The problem for the Trotskyist movement is that the Transitional Program, as dynamic as it first appears, can become idealized in the hands of a sectarian group. For example, during the 1960s when the U.S. was boiling over with discontent over the war in Vietnam, the Workers League, a small group connected to Gerry Healy’s International Committee for the Fourth International, decided that “for a labor party” was a transitional demand around which all struggles should be subordinated. While the demand for a labor party did not occur in the Transitional Program in 1938, it had raised to that level in discussions between Trotsky and James P. Cannon in Mexico City that year. For the Workers League, it had become a mantra.

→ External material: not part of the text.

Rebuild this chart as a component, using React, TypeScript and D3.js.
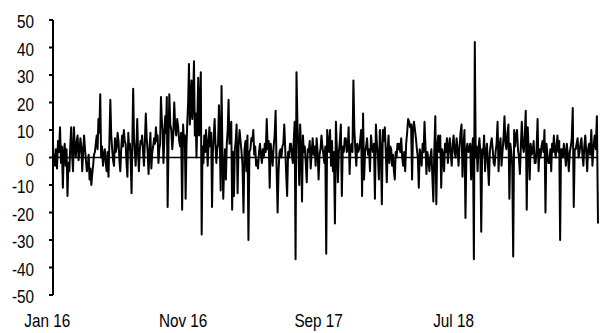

They would show up at antiwar conferences in 1968 composed mainly of college students who knew little about the trade union movement and shriek at them for not voting in favor of their resolution. Now, nobody would say that the Workers League was the most crazy group in the Trotskyist movement (a topic taken up in my next post) but they were clearly in the running, the “sweet sixteen” to put it in NCAA terms (go, Butler).
Not having read the Transitional Program for perhaps 35 years, I took a fresh look at it this morning in order to help me prepare this post. I was startled to see a section titled Against Sectarianism that must have missed my attention in the past. But it must have been on Peter Camejo’s mind when he wrote an article with the same title in the early 1980s analyzing the SWP’s problems. I was struck by Trotsky’s conclusion, made just after his dismissal of his “centrist” opponents, the worst offenders:
However, sectarian tendencies are to be found also in our own ranks and display a ruinous influence on the work of the individual sections. It is impossible to make any further compromise with them even for a single day. A correct policy regarding trade unions is a basic condition for adherence to the Fourth International. He who does not seek and does not find the road to the masses is not a fighter but a dead weight to the party. A program is formulated not for the editorial board or for the leaders of discussion clubs, but for the revolutionary action of millions. The cleansing of the ranks of the Fourth International of sectarianism and incurable sectarians is a primary condition for revolutionary success.